Thirumoolar and Shaivism

 In Thirumoolar

The philosophy of yoga is based on knowledge passed down for thousands of years through sacred texts such as the Mahabarata (part of which is the Gita), the Sutras, Vedas, and, in our lineage, the Tirumantiram.

In this unit, we are going to delve into Shaivism (also spelled Saivism) because the Tirmantiram is definitely based on Shaivism. I want us to explore Shiva and other deities through the lens of Shaivism to help us gain a better understanding of the Tirumantiram, and, therefore, a better understanding of our lineage.

This does not mean that we have to be Shaivites to practice Thirumoolar’s yoga, although we certainly could be. Yoga is open to all, and we can all learn from other traditions. We experience a more well-rounded practice when we are willing to be open to learning from our sacred texts. Otherwise, we risk turning yoga into exercise only. It should be an exercise for the body, but it should be so much more.

When we follow the 8 Limbs, we are taking the sage advice of Patanjali, who also was most likely a Shaivite. See…/patanjali-the-luminous-sage

Of course, most yogis follow the 8 Limbs and they are not Shaivites. It’s the same thing with Thirumoolar; you don’t have to be a Shaivite to practice within our lineage.

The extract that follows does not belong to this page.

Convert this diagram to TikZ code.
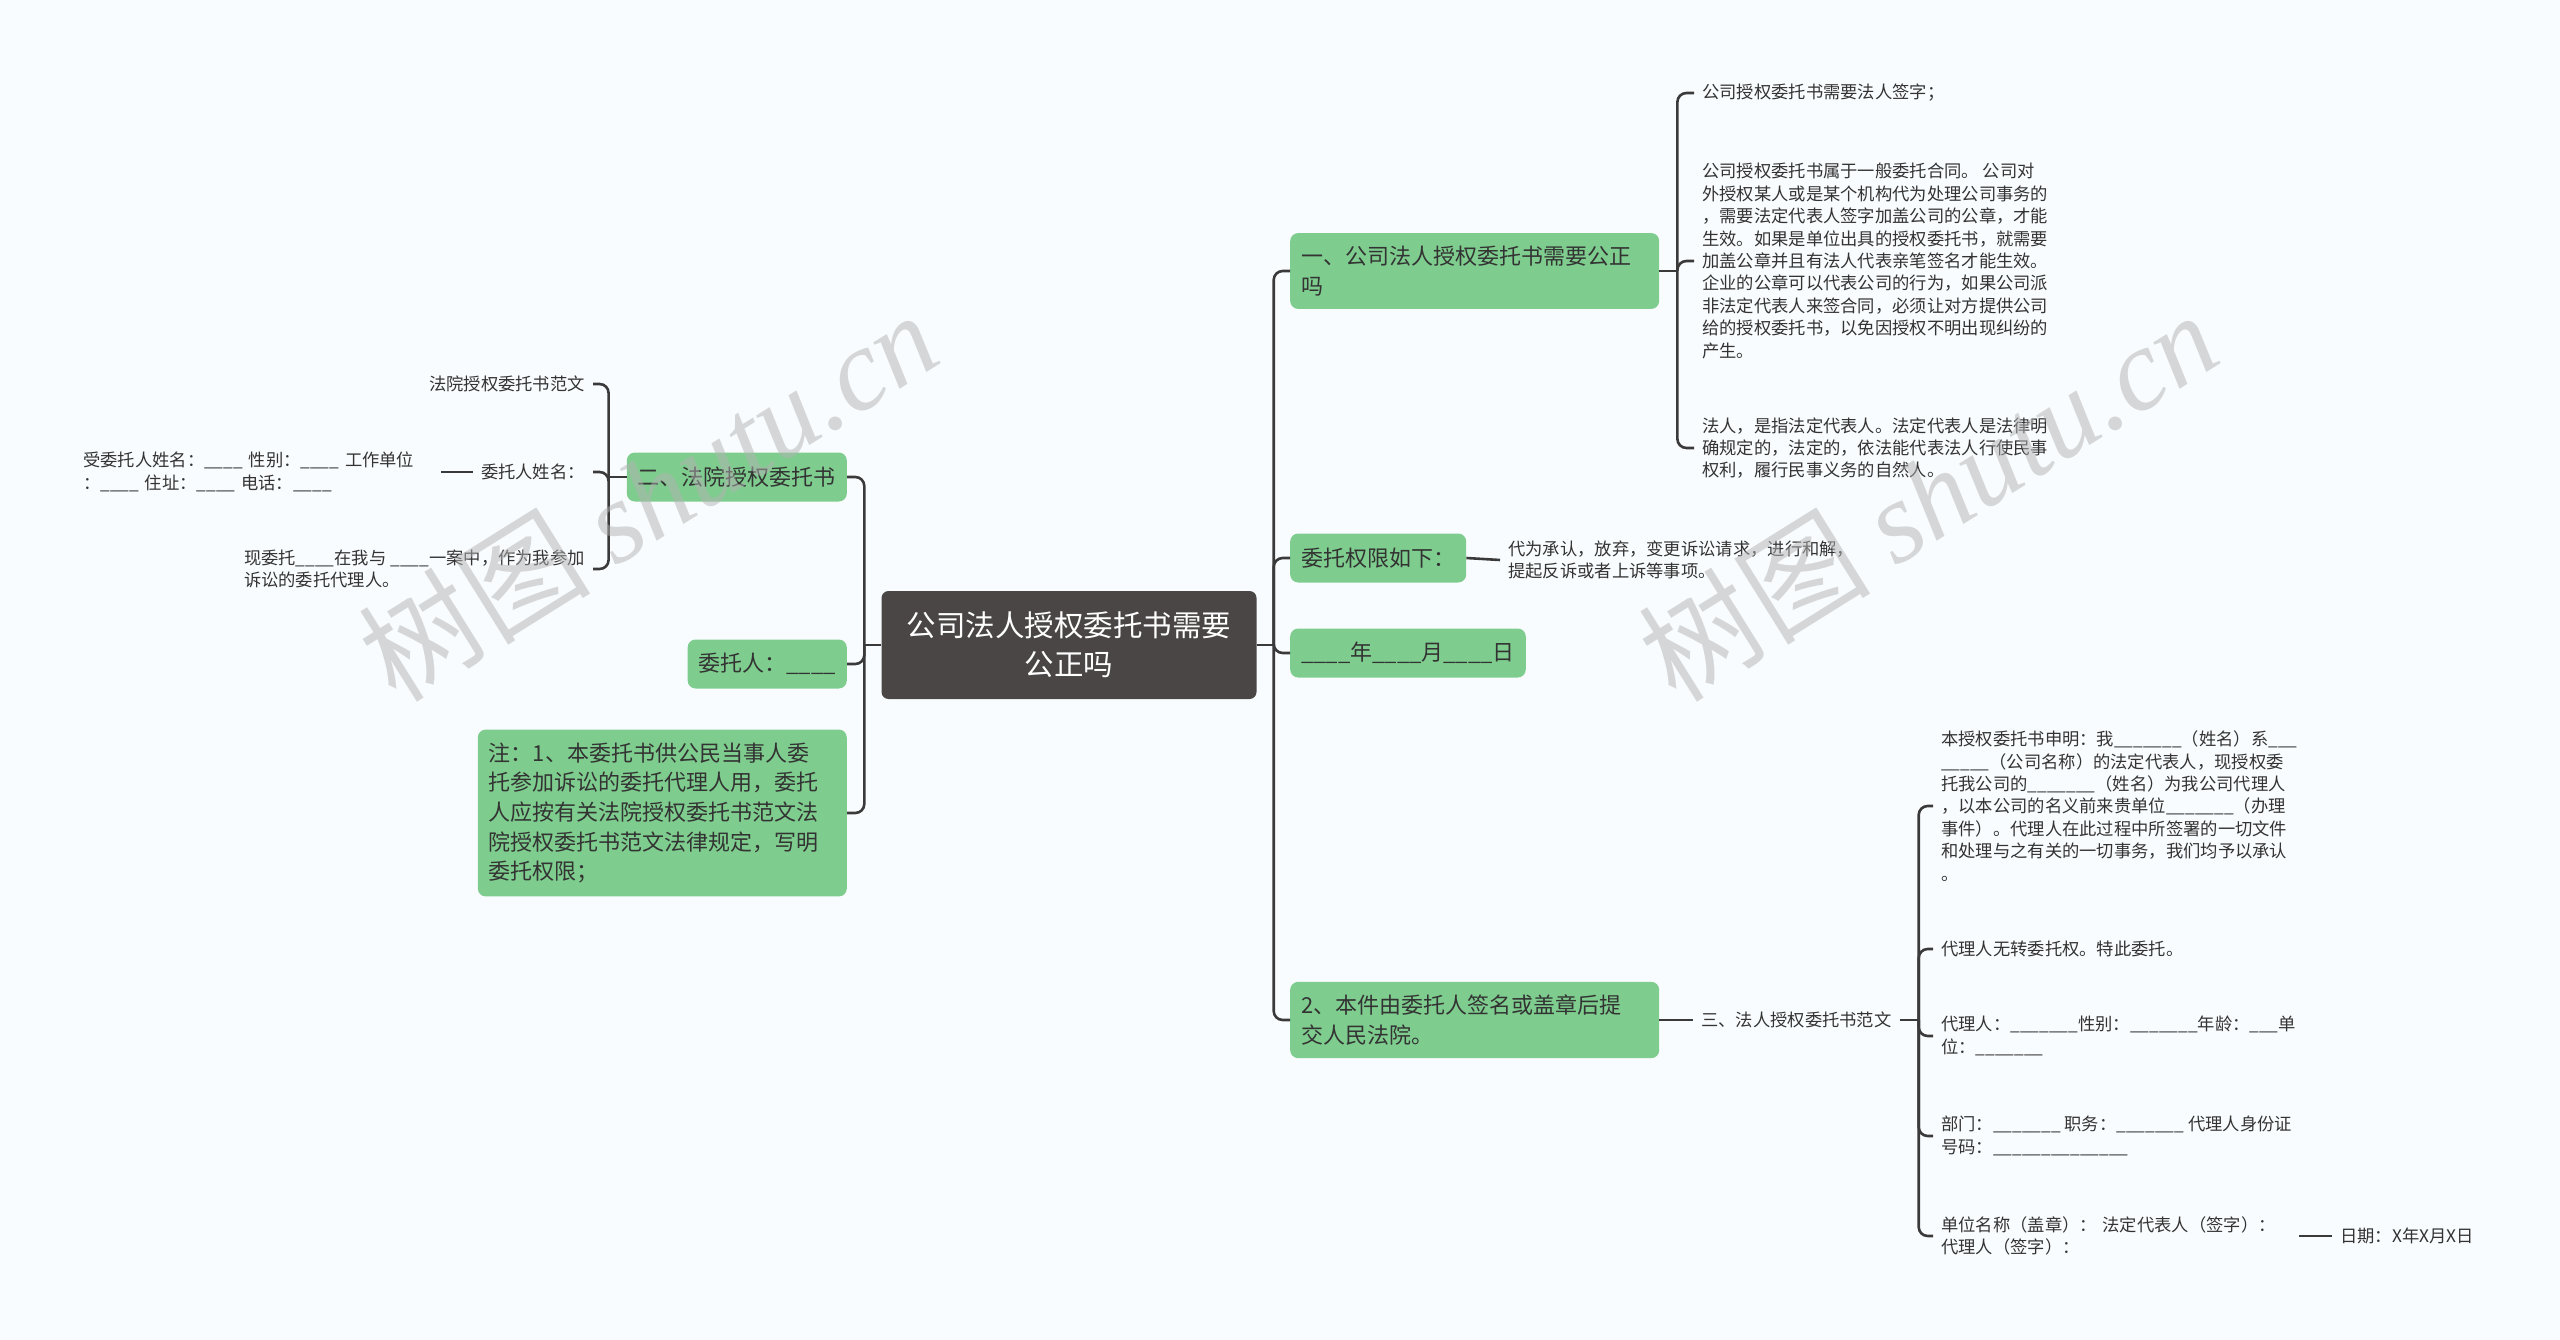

As we take this journey into deeper Thirumoolar studies, remember that God is your personal God. Thirumoolar worshipped Siva (also spelled Shiva) and there is much for us to learn from the Tirumantiram, no matter what our spiritual or religious beliefs are.
The same applies across all yogic sacred texts. You may or may not believe in reincarnation, but you still probably find some nuggets of wisdom from the Gita and Sutra. Please approach our studies here with the same open mind. Take what works for you and leave the rest.